> _Direction_
Count how many lines of the data include "chart". The answer is that number and nothing else.

> _Supplied data_
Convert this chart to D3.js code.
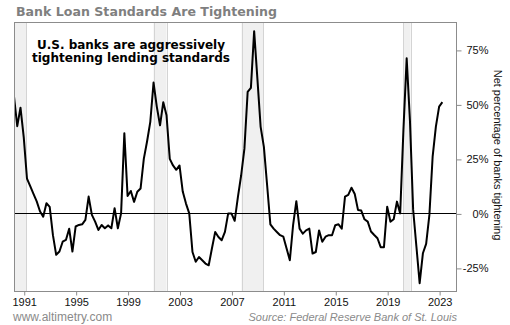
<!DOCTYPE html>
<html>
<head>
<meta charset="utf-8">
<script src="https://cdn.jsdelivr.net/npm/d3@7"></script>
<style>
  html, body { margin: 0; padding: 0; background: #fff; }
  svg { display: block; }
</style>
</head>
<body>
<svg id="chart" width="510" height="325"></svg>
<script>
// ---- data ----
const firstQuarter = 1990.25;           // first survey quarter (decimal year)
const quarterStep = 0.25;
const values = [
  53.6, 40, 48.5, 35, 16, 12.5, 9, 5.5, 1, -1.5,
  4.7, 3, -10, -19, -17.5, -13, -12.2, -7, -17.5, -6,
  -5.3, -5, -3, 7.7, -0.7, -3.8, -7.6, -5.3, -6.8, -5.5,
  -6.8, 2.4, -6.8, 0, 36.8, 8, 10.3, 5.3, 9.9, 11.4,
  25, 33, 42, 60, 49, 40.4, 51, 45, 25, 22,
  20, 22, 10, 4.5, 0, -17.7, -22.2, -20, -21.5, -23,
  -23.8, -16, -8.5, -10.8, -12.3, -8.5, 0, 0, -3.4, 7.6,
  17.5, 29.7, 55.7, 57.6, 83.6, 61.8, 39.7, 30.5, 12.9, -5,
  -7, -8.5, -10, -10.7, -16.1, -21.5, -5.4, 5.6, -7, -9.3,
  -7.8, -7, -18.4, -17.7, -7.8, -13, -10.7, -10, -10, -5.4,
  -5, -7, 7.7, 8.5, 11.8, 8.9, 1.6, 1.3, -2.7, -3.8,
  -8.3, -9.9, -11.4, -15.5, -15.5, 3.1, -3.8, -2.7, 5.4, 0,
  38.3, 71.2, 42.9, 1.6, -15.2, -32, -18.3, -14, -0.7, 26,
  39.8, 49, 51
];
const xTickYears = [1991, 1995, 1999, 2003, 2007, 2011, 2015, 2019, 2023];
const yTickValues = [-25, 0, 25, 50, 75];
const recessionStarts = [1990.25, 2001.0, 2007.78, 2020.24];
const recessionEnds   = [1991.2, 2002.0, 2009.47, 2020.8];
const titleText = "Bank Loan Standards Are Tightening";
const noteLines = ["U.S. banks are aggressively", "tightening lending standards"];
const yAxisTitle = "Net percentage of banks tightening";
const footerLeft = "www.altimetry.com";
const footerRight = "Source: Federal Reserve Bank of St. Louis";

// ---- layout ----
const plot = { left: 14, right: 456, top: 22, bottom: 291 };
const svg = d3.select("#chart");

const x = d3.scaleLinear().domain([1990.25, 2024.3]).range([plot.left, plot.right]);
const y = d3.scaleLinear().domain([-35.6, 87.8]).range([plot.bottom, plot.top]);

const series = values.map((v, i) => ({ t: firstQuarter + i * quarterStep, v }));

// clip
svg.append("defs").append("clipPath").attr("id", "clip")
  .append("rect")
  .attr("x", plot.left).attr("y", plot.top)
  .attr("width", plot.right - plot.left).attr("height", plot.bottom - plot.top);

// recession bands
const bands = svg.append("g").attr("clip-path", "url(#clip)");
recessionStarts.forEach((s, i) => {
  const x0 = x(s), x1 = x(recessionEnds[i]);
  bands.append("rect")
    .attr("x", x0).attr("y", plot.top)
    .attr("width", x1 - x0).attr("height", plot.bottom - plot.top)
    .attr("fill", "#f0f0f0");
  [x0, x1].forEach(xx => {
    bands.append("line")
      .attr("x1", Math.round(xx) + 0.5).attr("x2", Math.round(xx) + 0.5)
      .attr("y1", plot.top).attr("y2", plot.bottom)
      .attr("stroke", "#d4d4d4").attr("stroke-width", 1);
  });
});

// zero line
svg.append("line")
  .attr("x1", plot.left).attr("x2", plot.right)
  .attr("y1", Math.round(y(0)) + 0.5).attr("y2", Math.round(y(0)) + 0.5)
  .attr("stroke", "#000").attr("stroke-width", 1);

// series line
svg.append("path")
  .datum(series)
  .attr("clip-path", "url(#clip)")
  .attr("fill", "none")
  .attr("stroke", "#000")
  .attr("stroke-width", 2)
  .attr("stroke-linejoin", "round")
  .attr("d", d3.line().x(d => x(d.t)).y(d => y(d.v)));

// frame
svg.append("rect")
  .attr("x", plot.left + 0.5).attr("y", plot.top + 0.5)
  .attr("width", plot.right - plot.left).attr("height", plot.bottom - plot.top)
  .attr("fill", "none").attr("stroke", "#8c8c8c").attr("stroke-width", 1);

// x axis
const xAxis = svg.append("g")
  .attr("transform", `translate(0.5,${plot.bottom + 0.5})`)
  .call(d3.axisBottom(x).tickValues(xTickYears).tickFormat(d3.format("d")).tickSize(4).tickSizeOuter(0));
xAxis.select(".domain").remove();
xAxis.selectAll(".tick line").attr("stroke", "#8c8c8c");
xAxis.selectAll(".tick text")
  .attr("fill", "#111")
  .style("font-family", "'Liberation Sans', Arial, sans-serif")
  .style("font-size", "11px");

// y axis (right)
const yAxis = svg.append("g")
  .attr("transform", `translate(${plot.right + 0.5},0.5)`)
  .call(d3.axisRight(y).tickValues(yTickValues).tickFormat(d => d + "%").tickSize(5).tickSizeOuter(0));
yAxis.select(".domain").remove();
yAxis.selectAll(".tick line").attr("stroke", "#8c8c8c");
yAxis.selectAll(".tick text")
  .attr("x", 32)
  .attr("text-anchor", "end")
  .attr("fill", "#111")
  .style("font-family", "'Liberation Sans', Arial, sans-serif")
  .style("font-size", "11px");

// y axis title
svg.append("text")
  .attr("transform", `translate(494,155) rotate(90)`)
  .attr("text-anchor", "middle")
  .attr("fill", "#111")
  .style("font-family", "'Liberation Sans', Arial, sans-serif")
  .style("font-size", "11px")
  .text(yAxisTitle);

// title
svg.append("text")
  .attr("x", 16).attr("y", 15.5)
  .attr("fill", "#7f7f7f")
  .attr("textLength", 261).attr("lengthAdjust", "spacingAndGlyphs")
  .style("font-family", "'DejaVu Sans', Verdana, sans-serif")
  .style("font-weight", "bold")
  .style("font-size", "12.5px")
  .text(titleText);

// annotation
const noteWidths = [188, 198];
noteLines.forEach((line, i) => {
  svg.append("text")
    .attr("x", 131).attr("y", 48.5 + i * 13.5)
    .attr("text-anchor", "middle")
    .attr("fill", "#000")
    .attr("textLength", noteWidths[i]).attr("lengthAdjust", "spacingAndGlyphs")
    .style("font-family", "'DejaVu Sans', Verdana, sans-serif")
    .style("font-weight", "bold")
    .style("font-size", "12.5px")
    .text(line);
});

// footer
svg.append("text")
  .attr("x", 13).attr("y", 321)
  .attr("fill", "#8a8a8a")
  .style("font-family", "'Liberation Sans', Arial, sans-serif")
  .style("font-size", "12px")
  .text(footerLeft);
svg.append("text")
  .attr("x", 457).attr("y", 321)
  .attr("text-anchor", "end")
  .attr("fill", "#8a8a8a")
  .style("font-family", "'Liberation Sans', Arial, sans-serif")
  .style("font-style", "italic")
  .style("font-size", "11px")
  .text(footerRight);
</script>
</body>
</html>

> _Correct result_
3